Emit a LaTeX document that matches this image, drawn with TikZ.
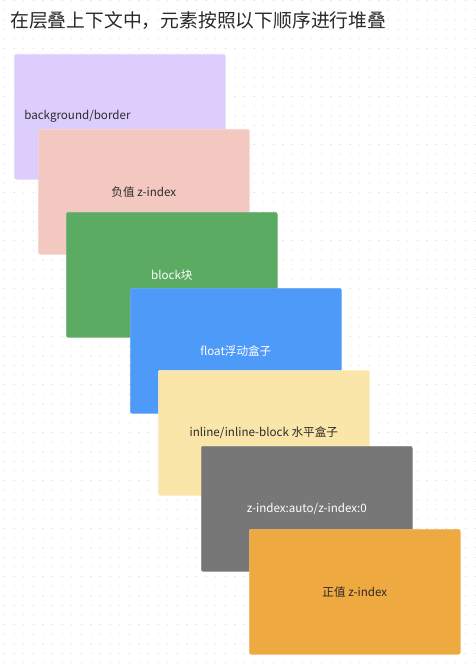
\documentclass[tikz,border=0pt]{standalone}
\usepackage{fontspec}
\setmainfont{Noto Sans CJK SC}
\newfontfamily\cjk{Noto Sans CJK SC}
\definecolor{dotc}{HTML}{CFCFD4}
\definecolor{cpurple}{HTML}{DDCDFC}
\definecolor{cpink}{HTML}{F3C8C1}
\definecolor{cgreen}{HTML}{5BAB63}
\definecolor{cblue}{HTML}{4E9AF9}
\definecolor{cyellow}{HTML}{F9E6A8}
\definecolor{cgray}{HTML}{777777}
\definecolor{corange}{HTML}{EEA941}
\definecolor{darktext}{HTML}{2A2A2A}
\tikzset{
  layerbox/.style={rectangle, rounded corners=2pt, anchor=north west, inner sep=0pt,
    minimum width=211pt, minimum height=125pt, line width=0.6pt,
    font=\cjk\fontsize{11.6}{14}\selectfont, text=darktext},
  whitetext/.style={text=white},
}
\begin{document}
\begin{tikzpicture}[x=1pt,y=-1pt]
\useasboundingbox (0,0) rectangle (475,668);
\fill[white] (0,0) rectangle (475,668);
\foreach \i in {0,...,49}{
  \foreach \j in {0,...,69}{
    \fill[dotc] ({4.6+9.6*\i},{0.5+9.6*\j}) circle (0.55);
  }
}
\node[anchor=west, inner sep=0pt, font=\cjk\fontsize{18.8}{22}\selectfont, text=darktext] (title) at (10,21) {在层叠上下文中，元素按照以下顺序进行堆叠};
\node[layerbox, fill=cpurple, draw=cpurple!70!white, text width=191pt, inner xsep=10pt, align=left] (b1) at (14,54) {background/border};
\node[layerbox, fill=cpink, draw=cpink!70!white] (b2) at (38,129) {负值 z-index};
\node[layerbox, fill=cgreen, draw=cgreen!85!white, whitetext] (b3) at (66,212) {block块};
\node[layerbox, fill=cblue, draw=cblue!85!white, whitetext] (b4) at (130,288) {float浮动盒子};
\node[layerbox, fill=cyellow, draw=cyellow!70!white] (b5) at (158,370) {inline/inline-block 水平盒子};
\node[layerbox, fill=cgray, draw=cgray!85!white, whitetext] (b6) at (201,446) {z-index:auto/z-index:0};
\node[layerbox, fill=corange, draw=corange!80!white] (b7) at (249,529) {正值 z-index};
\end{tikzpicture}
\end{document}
━━━━━━━━━━
- GOAL -
Without including any picture, repeat the data exactly.

- OUTPUT OF THE EXERCISE -
Emit a LaTeX document that matches this image, drawn with TikZ.
\documentclass[tikz,border=0pt]{standalone}
\usepackage{fontspec}
\setmainfont{Noto Sans CJK SC}
\newfontfamily\cjk{Noto Sans CJK SC}
\definecolor{dotc}{HTML}{CFCFD4}
\definecolor{cpurple}{HTML}{DDCDFC}
\definecolor{cpink}{HTML}{F3C8C1}
\definecolor{cgreen}{HTML}{5BAB63}
\definecolor{cblue}{HTML}{4E9AF9}
\definecolor{cyellow}{HTML}{F9E6A8}
\definecolor{cgray}{HTML}{777777}
\definecolor{corange}{HTML}{EEA941}
\definecolor{darktext}{HTML}{2A2A2A}
\tikzset{
  layerbox/.style={rectangle, rounded corners=2pt, anchor=north west, inner sep=0pt,
    minimum width=211pt, minimum height=125pt, line width=0.6pt,
    font=\cjk\fontsize{11.6}{14}\selectfont, text=darktext},
  whitetext/.style={text=white},
}
\begin{document}
\begin{tikzpicture}[x=1pt,y=-1pt]
\useasboundingbox (0,0) rectangle (475,668);
\fill[white] (0,0) rectangle (475,668);
\foreach \i in {0,...,49}{
  \foreach \j in {0,...,69}{
    \fill[dotc] ({4.6+9.6*\i},{0.5+9.6*\j}) circle (0.55);
  }
}
\node[anchor=west, inner sep=0pt, font=\cjk\fontsize{18.8}{22}\selectfont, text=darktext] (title) at (10,21) {在层叠上下文中，元素按照以下顺序进行堆叠};
\node[layerbox, fill=cpurple, draw=cpurple!70!white, text width=191pt, inner xsep=10pt, align=left] (b1) at (14,54) {background/border};
\node[layerbox, fill=cpink, draw=cpink!70!white] (b2) at (38,129) {负值 z-index};
\node[layerbox, fill=cgreen, draw=cgreen!85!white, whitetext] (b3) at (66,212) {block块};
\node[layerbox, fill=cblue, draw=cblue!85!white, whitetext] (b4) at (130,288) {float浮动盒子};
\node[layerbox, fill=cyellow, draw=cyellow!70!white] (b5) at (158,370) {inline/inline-block 水平盒子};
\node[layerbox, fill=cgray, draw=cgray!85!white, whitetext] (b6) at (201,446) {z-index:auto/z-index:0};
\node[layerbox, fill=corange, draw=corange!80!white] (b7) at (249,529) {正值 z-index};
\end{tikzpicture}
\end{document}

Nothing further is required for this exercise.